Residents of Hixson neighborhoods such as Ramsgate, West Point, Laurel Cove, Rose Garden and Jackson Square will start off the new year as official residents of the city of Chattanooga.

The Chattanooga City Council voted 5-4 at its Dec. 3 meeting to reject an ordinance that would have deannexed certain parcels adjacent to the city’s current boundaries between Hixson Pike and Middle Valley Road.

The city council adopted an ordinance that annexed the territory in May 2012. Numerous residents of Hixson Pike and Middle Valley Road then filed a petition to be deannexed from the city in October 2013.

Chip Henderson, Jerry Mitchell and Ken Smith, the three councilmen who represent the Hixson area, each voted in favor of the recent ordinance to deannex the area, as did District 4 Councilman Larry Grohn.

District 1 City Councilman Chip Henderson said during the recent meeting that he was voting for the ordinance because the area had not yet received any city services and had not yet been placed on the city’s tax rolls.

District 2 City Councilman Jerry Mitchell was concerned about overextending city service providers.

“[Chattanooga Police Department Sector 1 Cmdr.] Capt. [Eric] Tucker is going to have to spread his forces thinner still,” Mitchell said. “I’ve bought into budgeting for outcomes, and we’re going to add more challenges to the city now.”

District 3 Councilman Ken Smith, who introduced the deannexation ordinance, also voiced financial concerns.

“This is just an issue where we don’t need to be spending money on things we don’t need,” he said.

Council Chairman Yusuf Hakeem said he was voting against the ordinance because of the precedent it would set to go back on the settlement agreed upon last year.

“There are other communities that could come before us with the same type of concerns,” he said. “We have people that have made and agreed to a settlement.”

Council members Russell Gilbert, Moses Freeman, Carol Berz and Chris Anderson also voted against the ordinance.

Meeting attendee Wade Swicord said he thinks the council made the right decision.

“You can’t be ambivalent about making a law and changing it,” he said. “There are too many other communities who might say ‘We also want to leave.’”

Chuck Dailey, who was at the meeting representing the Laurel Cove neighborhood, said he was disappointed with the outcome of the vote.

“I thought we had a chance of getting our section deannexed,” he said, adding that he believes the area already receives stellar services from the Dallas Bay Fire Department and the Hamilton County Sheriff’s Office. “We just have to accept the fact we’re being absorbed in the city; and the services they’re providing — they better happen.”

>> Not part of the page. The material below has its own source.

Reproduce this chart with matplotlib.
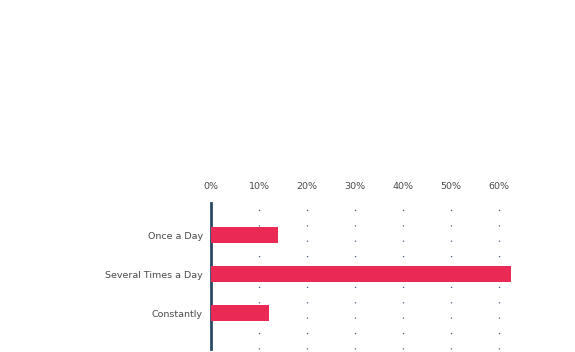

Smith said that residents of the annexed area will be added to the tax rolls beginning Dec. 31, and they will begin receiving city services such as trash, police and fire services immediately. The city has up to 36 months to begin providing services that require more infrastructure, including sewer and stormwater services, he said.

Another benefit to residents joining the city of Chattanooga is an improved ISO fire protection rating, which could lower insurance rates. DBFD has an ISO of 3, while the city of Chattanooga is rated higher, at a 2.